Publication: 1996, 2008 (reprint, Spain); 2008 (U.S.). Tradeback (Spain); Hardcover (US).

Publishers: Seix Barral (Spain), New Directions (U.S.)

1 comment:

Anonymous said...

I would also add a few comments, as, although I don't disagree with with anything you say, the book is richer and more multidimensional than a reader of your review might think

Firstly, it is also very funny in places. eg I love the idea of a ten volume SF series focusing on a mutant german shepherd dog with psychic powers and nazi tendencies. Then the entry in the glossary about the noblewoman puts her menage-a-trois with the two WW2 solder-poets into quite a different perspective, and finally the section describing an author who prefigured the roman nouveaux includes a lengthy spot on parody of roman nouveaux as a room is described in incredible and banal detail.

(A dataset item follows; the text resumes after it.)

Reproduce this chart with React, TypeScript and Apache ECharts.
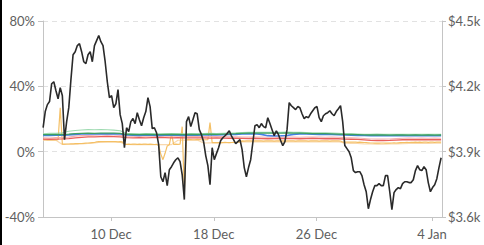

also the book is widely concerned with literary ambition and why people write, from the provincial teacher who can't stop trying to publish his mad poems, to the man who tries to become famous by plagiaring foreign poets with completely different styles and themes, to the death squad driver who is obsessed with a succesful brazilian author

also the nazi theme is maybe less straightforward than you make out -although some of the authors are nazis and fascists, some of them have onyl the most tangential connection to nazism - it's as if it's impossible not to be a nazi themed writer following the second world war and the vast effect it had on the world.